Phroso: So you finally got wise to yourself, did you? Funny thing about you women, most of you don't get wise soon enough. You wait until you're so old, nobody wants you.
Venus: Nobody does most of the time.
Phroso: Well, you oughta be tickled to death you're washed up with him. You're not so hard to look at. Give yourself a tumble. You'll make the grade. Your breaks is comin'.
Venus: Comin'! Gone, you mean.
Phroso: Aw, now you're gonna sit there feelin' sorry for yourself.
Venus: Oh, no, I ain't. (She stood up) Don't you ever accuse me of that!
Phroso: All right! All right!. But one thing. Don't go out filling your hide with a lot of booze celebratin', 'cause fun what's got that way never done no one no good. Get me?
Venus: I got ya. Say you're a pretty good kid.
Phroso: You're darn right I am. You should've caught me before my operation. [Note: Was this a reference to impotence?]

Outside, two attached-at-the-hip Siamese twins, Daisy and Violet Hilton, walked by. Daisy was getting married the following night to Roscoe, and she was ecstatic: "And I'm thrilled to death." Daisy acknowledged the awkward domestic situation with her ever-present sister: "She'll like him lots after she knows him better." Nearby, Roscoe was upset that Phroso had just flirted with Daisy: "So you were flirting with that cheap clown, were you?...I saw him getting familiar with you." Violet insisted on leaving, whether Daisy wanted to or not, and Roscoe quipped: "Oh, phooey! You're always using that for an excu- for an excu- for an ali-b-b- bi."
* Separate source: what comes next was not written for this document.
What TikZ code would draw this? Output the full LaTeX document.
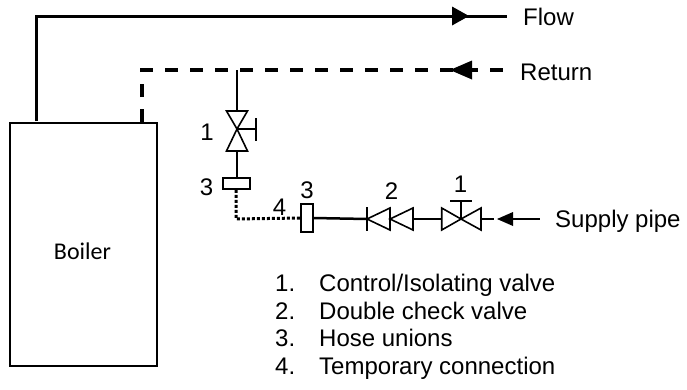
\documentclass[tikz,border=0pt]{standalone}
\usepackage{fontspec}
\setmainfont{Liberation Sans}
\newfontfamily\boilerfont{Carlito}
\begin{document}
\begin{tikzpicture}[x=1pt,y=-1pt,
  pipe/.style={line width=3pt},
  retpipe/.style={line width=3.3pt, dash pattern=on 13pt off 12pt},
  temp/.style={line width=3pt, dash pattern=on 3pt off 2pt},
  thinpipe/.style={line width=2.5pt},
  valve/.style={line width=1.6pt, fill=white, line join=miter},
  head/.style={fill=black, draw=none},
  txt/.style={inner sep=0pt, font=\fontsize{24}{28}\selectfont},
  lbl/.style={inner sep=0pt, font=\fontsize{24}{28}\selectfont, anchor=base}]
\useasboundingbox (0,0) rectangle (687,389);

% boiler
\node[draw, line width=1.5pt, minimum width=147pt, minimum height=243pt, inner sep=0pt, anchor=north west] (boiler) at (9,122) {};
\node[inner sep=0pt, anchor=base, font=\boilerfont\fontsize{24}{28}\selectfont] (boilertxt) at (82.5,259) {Boiler};

% flow pipe
\coordinate (fA) at (36,121);
\coordinate (fB) at (36,16);
\coordinate (fC) at (507,16);
\draw[pipe] (fA) -- (fB) -- (fC);
\fill[head] (469,16) -- (452,6.5) -- (452,25.5) -- cycle;
\node[txt, anchor=base west] (flow) at (523,25) {Flow};

% return pipe
\coordinate (rA) at (142,122);
\coordinate (rB) at (142,70);
\coordinate (rC) at (505,70);
\draw[retpipe] (rA) -- (rB) -- (rC);
\fill[head] (450,70) -- (472,60.5) -- (472,79.5) -- cycle;
\node[txt, anchor=base west] (return) at (520,80) {Return};

% branch down with isolating valve
\coordinate (bT) at (237,70);
\coordinate (vC) at (237,129);
\draw[thinpipe] (bT) -- (237,111);
\draw[valve] (226.5,111) -- (247.5,111) -- (vC) -- cycle;
\draw[valve] (226.5,151) -- (247.5,151) -- (vC) -- cycle;
\draw[valve] (vC) -- (256,129);
\draw[valve] (256,118) -- (256,141);
\node[lbl] (l1a) at (207,140) {1};

% upper hose union
\draw[thinpipe] (237,151) -- (237,178);
\node[draw, line width=1.8pt, minimum width=27pt, minimum height=11pt, inner sep=0pt] (u1) at (236.5,183.5) {};
\node[lbl] (l3a) at (206.5,195) {3};

% temporary connection
\coordinate (tC) at (236,219);
\node[draw, line width=1.8pt, minimum width=12pt, minimum height=28pt, inner sep=0pt] (u2) at (306.7,218) {};
\draw[temp] (u1.south -| tC) -- (tC) -- (u2.west);
\node[lbl] (l4) at (279.5,215) {4};
\node[lbl] (l3b) at (307,198) {3};

% supply line
\coordinate (cv) at (367,219);
\draw[thinpipe] (u2.east) -- (cv);
\draw[valve] (367,207) -- (367,231);
\draw[valve] (367,219) -- (390,208) -- (390,230) -- cycle;
\draw[valve] (390,219) -- (413,208) -- (413,230) -- cycle;
\node[lbl] (l2) at (391.5,199) {2};

\coordinate (iv) at (461,219);
\draw[thinpipe] (413,219) -- (441.7,219);
\draw[valve] (441.7,208) -- (441.7,230) -- (iv) -- cycle;
\draw[valve] (481,208) -- (481,230) -- (iv) -- cycle;
\draw[valve] (iv) -- (461,201);
\draw[valve] (450,201) -- (472,201);
\node[lbl] (l1b) at (460.5,192) {1};
\draw[thinpipe] (481,219) -- (494,219);

\fill[head] (497,219) -- (513,212) -- (513,226) -- cycle;
\coordinate (sE) at (540,219);
\draw[thinpipe] (513,219) -- (sE);
\node[txt, anchor=base west] (supply) at (555,227) {Supply pipe};

% legend
\foreach \n/\t/\y in {1/Control\slash Isolating valve/291.5, 2/Double check valve/319, 3/Hose unions/346.5, 4/Temporary connection/374}{
  \node[txt, anchor=base west] (ln\n) at (275,\y) {\n.};
  \node[txt, anchor=base west] (lt\n) at (319,\y) {\t};
}
\end{tikzpicture}
\end{document}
As the strongman Hercules strolled by Cleopatra's trailer, she enticingly inquired from her window: "Where are you going?" to catch his attention. After being coaxed, he invited himself into her living quarters as she offered him a drink for a toast and something to eat. At her stove as she was about to cook up six eggs for him, she asked as she suggestively thrust out her chest at him: "How do you like them?" - referring not to the eggs but to her breasts in his line of sight. He replied: "Not bad," and roughly grabbed her for a passionate kiss - she responded to his forceful treatment: "You're squeezing me to death....You are taking my breath away." Josephine-Joseph watched their embrace from the open door. Angered by Joseph's peeping, Hercules punched the 'him'-half in the eye, while shouting: "Now, here's something for your eye."

At a table near their trailer, fiancee Frieda was concerned that Hans was inattentive. She rebuked him for smoking a large cigar ("You must not smoke such a big cigar. Your voice was very bad at tonight's show") - implying in Freudian terms that he was too small to be enjoying a more manly phallic symbol, in order to impress Cleopatra. He tried to silence her: "I want no orders from a woman." She realized it was their first true, harsh argument since their engagement.

Back in Cleopatra's wagon with Hercules, where she was preparing a meal for him, he realized that she was extorting French money from Hans. Hercules became cruel and derogatory - and called Hans a "little ape." Hans was providing her with luxuries ordered from Paris, including a gift of a basket of fruit, and she greedily planned her next acquisition: "Next time I tell him I like champagne." When Hans knocked at her door, she lied that she was taking a bath and told him to come back later. She cautioned Hercules to quit laughing at the masquerade: "Shhh, you'll spoil everything if he hears you." She fell to her knees to kiss and embrace the strong-man.